◆ Required work ◆
Reproduce all the material exactly, minus any pictures it holds.

◆ Information shown ◆
++++++++++++++++++++
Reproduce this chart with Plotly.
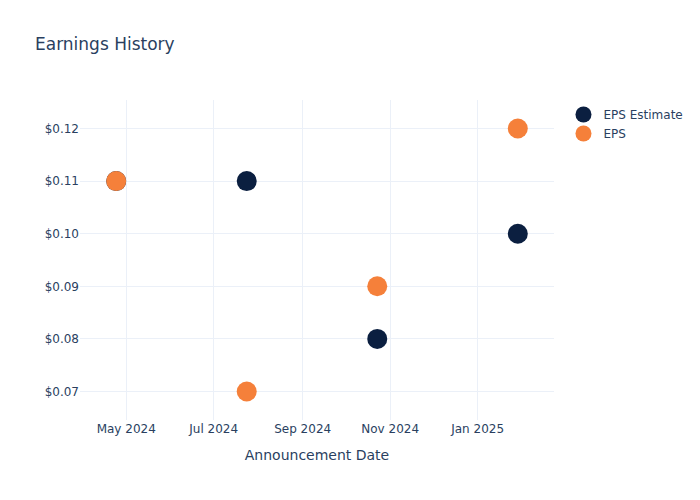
import plotly.graph_objects as go

# announcement dates and EPS values
dates = ["2024-04-24", "2024-07-24", "2024-10-23", "2025-01-29"]
eps_estimate = [0.11, 0.11, 0.08, 0.10]
eps_actual = [0.11, 0.07, 0.09, 0.12]

fig = go.Figure()

fig.add_trace(go.Scatter(
    x=dates,
    y=eps_estimate,
    mode="markers",
    name="EPS Estimate",
    marker=dict(color="#0b1f40", size=20),
))

fig.add_trace(go.Scatter(
    x=dates,
    y=eps_actual,
    mode="markers",
    name="EPS",
    marker=dict(color="#f5803a", size=20),
))

fig.update_layout(
    template="plotly_white",
    width=700,
    height=500,
    font=dict(family="DejaVu Sans"),
    title=dict(text="Earnings History"),
    xaxis=dict(title="Announcement Date"),
    yaxis=dict(tickprefix="$", tickformat=".2f"),
)

# drop the page margin so the figure sits at the window corner
fig.write_html(
    "out.html",
    config={"displayModeBar": False},
    post_script="document.body.style.margin='0';",
)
++++++++++++++++++++
◆ Task result ◆
Reproduce this chart with Plotly.
import plotly.graph_objects as go

# announcement dates and EPS values
dates = ["2024-04-24", "2024-07-24", "2024-10-23", "2025-01-29"]
eps_estimate = [0.11, 0.11, 0.08, 0.10]
eps_actual = [0.11, 0.07, 0.09, 0.12]

fig = go.Figure()

fig.add_trace(go.Scatter(
    x=dates,
    y=eps_estimate,
    mode="markers",
    name="EPS Estimate",
    marker=dict(color="#0b1f40", size=20),
))

fig.add_trace(go.Scatter(
    x=dates,
    y=eps_actual,
    mode="markers",
    name="EPS",
    marker=dict(color="#f5803a", size=20),
))

fig.update_layout(
    template="plotly_white",
    width=700,
    height=500,
    font=dict(family="DejaVu Sans"),
    title=dict(text="Earnings History"),
    xaxis=dict(title="Announcement Date"),
    yaxis=dict(tickprefix="$", tickformat=".2f"),
)

# drop the page margin so the figure sits at the window corner
fig.write_html(
    "out.html",
    config={"displayModeBar": False},
    post_script="document.body.style.margin='0';",
)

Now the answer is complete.